Marsh: After the BSE outbreak in the United Kingdom, Canada and the U.S. instituted similar programs to minimize the risks of BSE transmission. To a great extent, it is much more important to consider the world’s reaction to U.S. and Canadian efforts to minimize this risk. Although Canada is much more dependent on beef exports than is the U.S., both countries need healthy export markets. For example, Canada has historically been the third or fourth largest export market for U.S. beef. The continuation of a ban by the U.S. on imports of Canadian beef and cattle would not have much of an effect on U.S. prices if the rest of the world would decide to import Canadian beef.
Q: If the U.S. refuses to open our borders to imports of Canadian beef and cattle, could this have implications with respect to the World Trade Organization?
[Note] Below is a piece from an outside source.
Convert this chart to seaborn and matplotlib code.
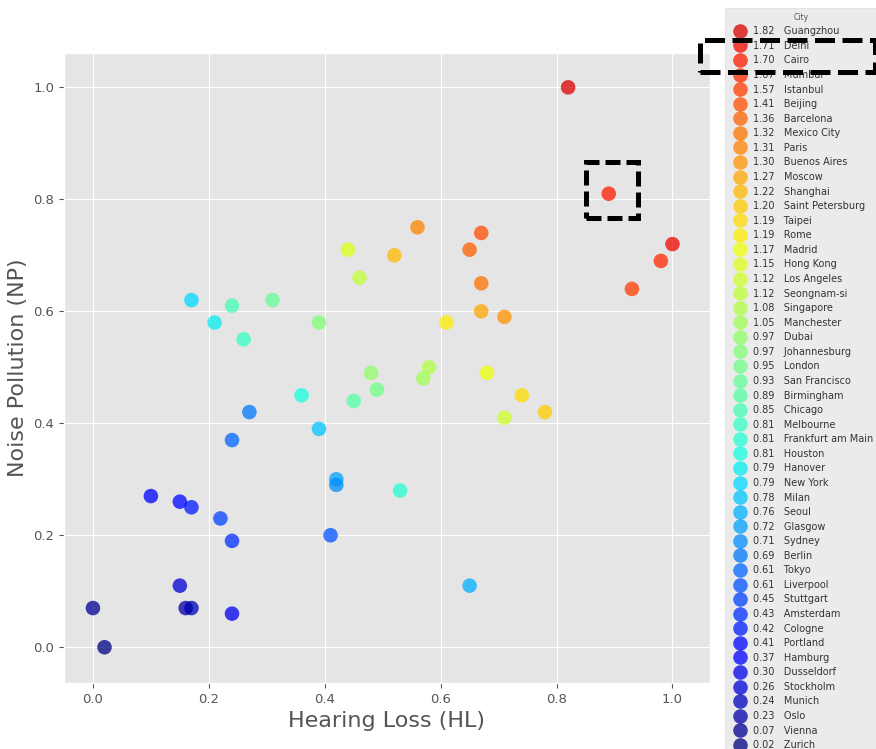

Brester: Participating countries have developed the WTO to establish and enforce trade rules so that member countries do not unfairly invoke trade restrictions. However, all WTO member countries retain the right to ensure that imports are safe. This, of course, is the heart of the beef trade disagreement between the U.S. and the E.U. regarding the use of growth hormones. Scientific evidence is used in trade disputes to determine whether or not consumers are at risk. If the rest of the world decides that the Canadian industry has a safe beef system, then the U.S. would have to prove that Canadian beef is unsafe if we were to continue a unilateral trade ban.
Q: Some have argued that the ban on U.S. imports of Canadian cattle and beef that occurred in 2003 was the major reason for record cattle prices last year. Was this the major reason?
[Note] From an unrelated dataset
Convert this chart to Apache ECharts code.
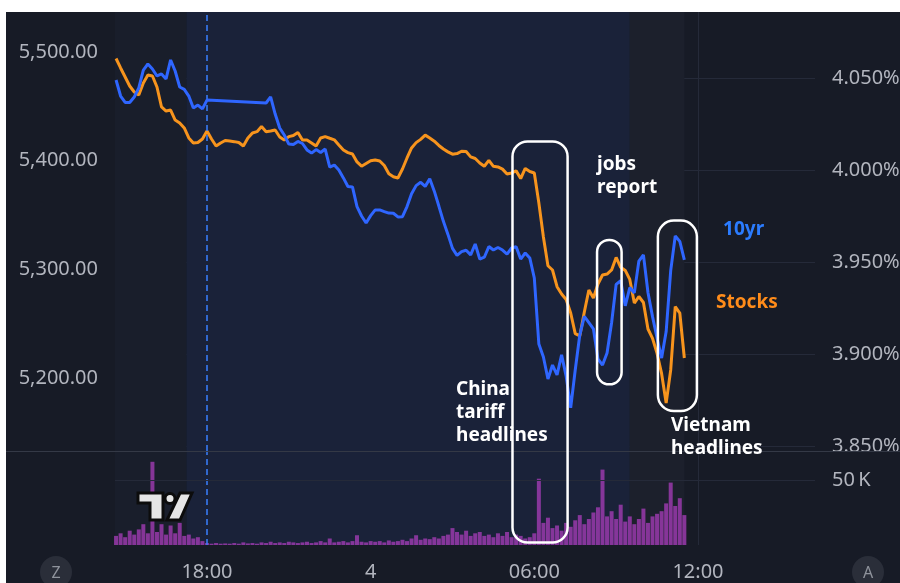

Marsh: Without a doubt, the world’s trade embargo was a catalyst for record prices in 2003. Nonetheless, U.S. fed and feeder cattle prices were already 20% higher in May 2003 than in October 2002 because of supply and demand fundamentals. My research has shown that about 20% of 2003 price increases was the result of the U.S. ban on Canadian cattle and beef imports. The majority of the price increase (70%) was the result of strong consumer demand, reduced domestic supplies, lower slaughter weights, and increased by–product values. Another 10% of the price increase was caused by lower worldwide beef supplies. More importantly, if only the U.S. had banned Canadian beef imports, the impact on U.S. cattle prices would have been even smaller than the 20% increase suggested by my research.
Q: Why is there so much animosity and divisiveness in the cattle business? What started it and can it be moderated?
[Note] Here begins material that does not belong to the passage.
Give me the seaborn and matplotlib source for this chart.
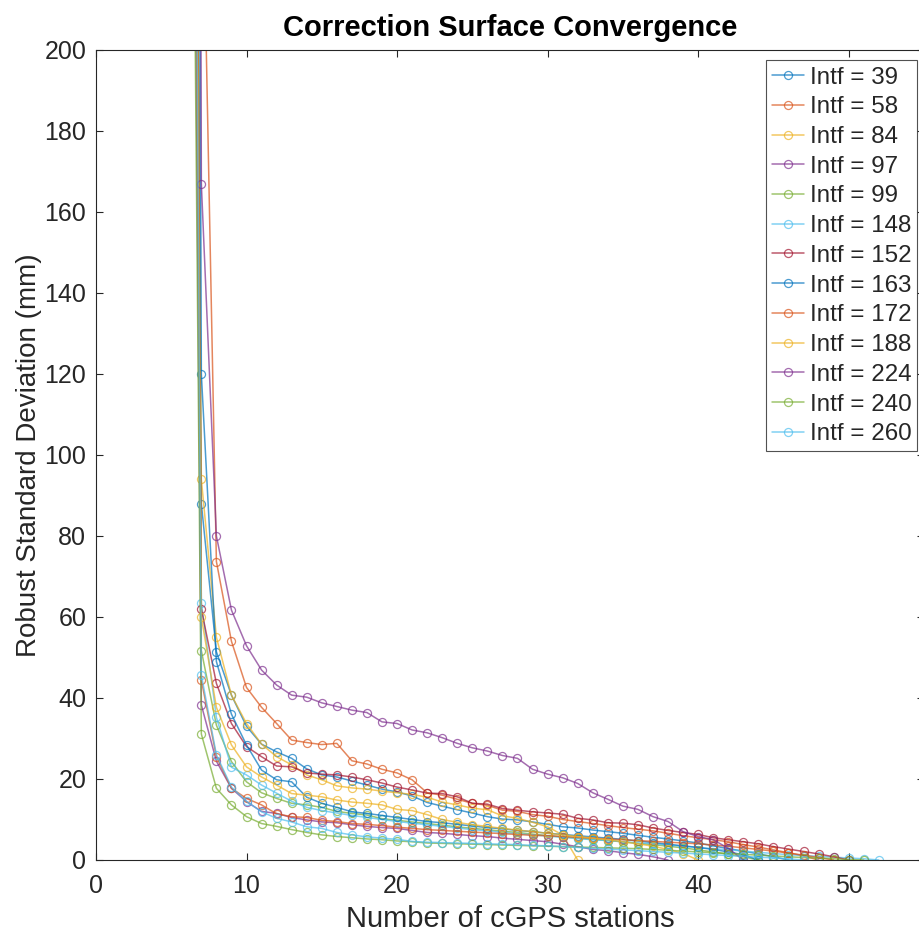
import numpy as np
import pandas as pd
import matplotlib
matplotlib.use("Agg")
import matplotlib.pyplot as plt
import seaborn as sns

# values (robust std in mm vs number of cGPS stations)
intf_39 = [700, 88, 51.4, 40.7, 33, 28.6, 26.7, 25.1, 22.5, 21, 20.5, 19.5, 18.5, 17.5, 16.8, 15.8, 14.2,
           13.3, 12.4, 11.6, 10.7, 10.1, 9.9, 9.4, 8.8, 8.2, 7.9, 7.4, 7, 6.6, 6.1, 5.6, 5.2, 4.7, 4.2,
           3.5, 2.8, 2.2, 1.5, 0.8, 0]
intf_58 = [900, 262, 73.7, 54, 42.6, 37.7, 33.7, 29.6, 29, 28.5, 28.8, 24.5, 23.7, 22.4, 21.5, 19.8, 16.6,
           16, 15, 14, 13.5, 12.3, 12, 11.2, 10.8, 10, 9.5, 9, 8.5, 8, 7.6, 7.2, 6.6, 6, 5.5, 5, 4.5,
           3.8, 3.2, 2.5, 1.8, 1, 0]
intf_84 = [600, 94, 55, 40.7, 33.7, 28.6, 25.5, 23.5, 21, 19.8, 18.3, 17.8, 17.5, 17, 16.6, 16.2, 15.5,
           14.3, 13.6, 12.8, 12.4, 10.9, 10.3, 9.3, 8.2, 6.2, 0]
intf_97 = [500, 38.3, 24.4, 17.7, 14.4, 12, 11.5, 10.5, 9.9, 9.4, 9.2, 8.7, 8.3, 8, 7.8, 7.3, 6.8, 6.6,
           6.3, 6, 5.8, 5.4, 5.1, 4.8, 4.5, 3.9, 3.3, 2.6, 2.3, 1.8, 1.4, 0.8, 0]
intf_99 = [800, 51.7, 33.3, 24.3, 19.3, 16.6, 15.2, 14, 13.6, 13, 12, 11.5, 11.1, 10.2, 9.8, 9.4, 9, 8.6,
           8.2, 7.8, 7.5, 7.1, 6.8, 6.4, 6, 5.7, 5.4, 5.1, 4.8, 4.5, 4.1, 3.8, 3.4, 3, 2.5, 2, 1.4, 0.8, 0]
intf_148 = [650, 63.5, 35.2, 22.9, 21, 18.5, 16.5, 14.5, 13, 12.2, 11.6, 11, 10.5, 10, 9.5, 9.1, 8.7, 8.3,
            7.9, 7.5, 7.2, 6.8, 6.5, 6.2, 5.9, 5.6, 5.3, 5, 4.8, 4.5, 4.2, 4, 3.7, 3.4, 3.1, 2.8, 2.5,
            2.2, 1.9, 1.6, 1.3, 1.1, 0.9, 0.7, 0.5, 0.3, 0]
intf_152 = [750, 62, 43.6, 33.7, 28, 25.5, 23.2, 23, 21.5, 21.2, 21, 20.5, 19.8, 19, 18, 17.3, 16.5, 16.4,
            15.6, 14, 13.8, 12.7, 12.3, 11.9, 11.6, 11.3, 10.3, 9.9, 9.2, 9.1, 8.7, 7.9, 7.3, 6.8, 6.3,
            5.5, 5, 4.5, 4, 3.3, 2.7, 2.1, 1.5, 0.8, 0]
intf_163 = [1200, 120, 49, 36, 28.4, 22.2, 19.8, 19.3, 15.5, 14, 13, 11.9, 11.5, 11, 10.5, 10, 9.5, 9.2,
            8.8, 8.4, 8, 7.7, 7.3, 7, 6.6, 6.3, 6, 5.7, 5.4, 5.1, 4.7, 4.3, 3.9, 3.5, 3.1, 2.6, 2, 1.3, 0]
intf_172 = [550, 44.4, 25.5, 17.7, 15.2, 13.6, 11.4, 10.7, 10.5, 9.8, 9.5, 9, 8.8, 8.5, 8.1, 7.8, 7.5,
            7.3, 7.1, 6.9, 6.7, 6.5, 6.3, 6.1, 6, 5.8, 5.6, 5.4, 5.2, 5, 4.8, 4.6, 4.4, 4.2, 4, 3.7, 3.4,
            3, 2.6, 2.2, 1.7, 1.2, 0.6, 0]
intf_188 = [700, 60, 37.7, 28.4, 23, 20.5, 18.5, 16.4, 16, 15.6, 14.8, 14.3, 14, 13.6, 12.5, 12.2, 11.2,
            10, 9.3, 8.7, 8.3, 7.8, 7.4, 7, 6.6, 6.2, 5.8, 5.4, 5, 4.5, 4, 3.4, 2.6, 1.6, 0]
intf_224 = [1800, 167, 80, 61.7, 52.9, 46.9, 43.2, 40.7, 40.2, 38.8, 37.9, 37, 36.4, 34.1, 33.7, 32.1, 31.4,
            30.2, 28.8, 27.7, 26.9, 25.8, 25.1, 22.4, 21.2, 20.3, 18.9, 16.6, 15, 13.3, 12.5, 10.7, 9.5,
            7, 5.8, 5, 2.9, 0]
intf_240 = [450, 31.1, 17.7, 13.6, 10.7, 9, 8.3, 7.5, 6.8, 6.2, 5.8, 5.5, 5.2, 5, 4.7, 4.5, 4.2, 4.1, 4,
            3.9, 3.8, 3.7, 3.6, 3.5, 3.4, 3.3, 3.2, 3.1, 3, 2.9, 2.8, 2.6, 2.4, 2.2, 2, 1.8, 1.6, 1.4,
            1.2, 1, 0.8, 0.6, 0.5, 0.3, 0.1, 0]
intf_260 = [600, 45.7, 26, 18, 14.5, 11.9, 10.3, 9.4, 8.2, 7.8, 6.8, 6.2, 5.7, 5.4, 5.1, 4.6, 4.4, 4.3,
            4.2, 4.1, 4, 3.9, 3.8, 3.6, 3.5, 3.3, 3.1, 2.9, 2.7, 2.5, 2.3, 2.1, 1.9, 1.7, 1.5, 1.3, 1.1,
            0.9, 0.7, 0.5, 0.3, 0]

intf_ids = [39, 58, 84, 97, 99, 148, 152, 163, 172, 188, 224, 240, 260]
series = [intf_39, intf_58, intf_84, intf_97, intf_99, intf_148, intf_152, intf_163,
          intf_172, intf_188, intf_224, intf_240, intf_260]
first_station = 6

matlab_colors = ["#0072BD", "#D95319", "#EDB120", "#7E2F8E", "#77AC30", "#4DBEEE", "#A2142F"]

rows = []
for intf, vals in zip(intf_ids, series):
    for i, v in enumerate(vals):
        rows.append({"stations": first_station + i, "std": v, "Intf": f"Intf = {intf}"})
df = pd.DataFrame(rows)

sns.set_style("white")
plt.rcParams["font.family"] = ["Liberation Sans", "DejaVu Sans"]

fig = plt.figure(figsize=(9.2, 9.36), dpi=100)
ax = fig.add_axes([0.1043, 0.0812, 0.9, 0.8654])

labels = [f"Intf = {i}" for i in intf_ids]
palette = {lab: matlab_colors[k % 7] for k, lab in enumerate(labels)}
for lab in labels:
    sub = df[df["Intf"] == lab]
    c = palette[lab]
    sns.lineplot(data=sub, x="stations", y="std", ax=ax, color=c, marker="o",
                 markersize=5.8, markerfacecolor="none", markeredgecolor=c, markeredgewidth=0.9,
                 linewidth=1.1, alpha=0.7, label=lab, sort=False, estimator=None)

ax.set_xlim(0, 55)
ax.set_ylim(0, 200)
ax.set_xticks(range(0, 51, 10))
ax.set_yticks(range(0, 201, 20))
ax.tick_params(direction="in", length=5, width=0.8, labelsize=18, colors="#262626",
               top=True, right=True, bottom=True, left=True, pad=7)
ax.tick_params(axis="x", pad=10)
for s in ax.spines.values():
    s.set_color("#262626")
    s.set_linewidth(0.8)

ax.set_xlabel("Number of cGPS stations", fontsize=21, color="#262626", labelpad=5)
ax.set_ylabel("Robust Standard Deviation (mm)", fontsize=20, color="#262626", labelpad=2)
ax.set_title("Correction Surface Convergence", fontsize=21, fontweight="bold", pad=10, color="black")

leg = ax.legend(loc="upper right", bbox_to_anchor=(0.995, 0.99), fontsize=17.4, frameon=True,
                fancybox=False, handlelength=1.3, handletextpad=0.25, labelspacing=0.32,
                borderpad=0.25, borderaxespad=0.1)
leg.get_frame().set_edgecolor("#262626")
leg.get_frame().set_linewidth(0.8)

fig.savefig("out.png", dpi=100)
Brester: First, part of the answer to the question centers on trade. For over 200 years, economists have recognized that trade is beneficial for societies. However, we also recognize that trade is not likely beneficial for every group within a society. Second, it is often convenient for some to think about "U.S. imports" or "Canadian exports," but in reality, neither "country" directly imports or exports beef. It is companies within those countries that choose to import or export so that they can operate pro table enterprises. Third, in many respects, the beef industry is much like other industries in which many segments exist between the raw input and retail levels. For example, high feeder cattle prices are good for feeder cattle producers, but gnaw away at feedlot profits much like high steel and labor prices reduce the profitability of tractor manufacturers. Fourth, some individuals and groups will often use the "trade" issue as a means to further personal, political, and group agendas. Often, the stated goals of these agendas are thinly veiled and inconsistent with proposed actions. Fifth, economists agree that competition within and across economic sectors increases the availability of goods and services and reduces prices to consumers. So, much like a basketball game in which spectators enjoy viewing competition and appreciating its outcome, that enjoyment would be greatly reduced if spectators were forced to participate in that competition that is, which of us would like to be on the receiving end of a Shaquille O’Neal elbow?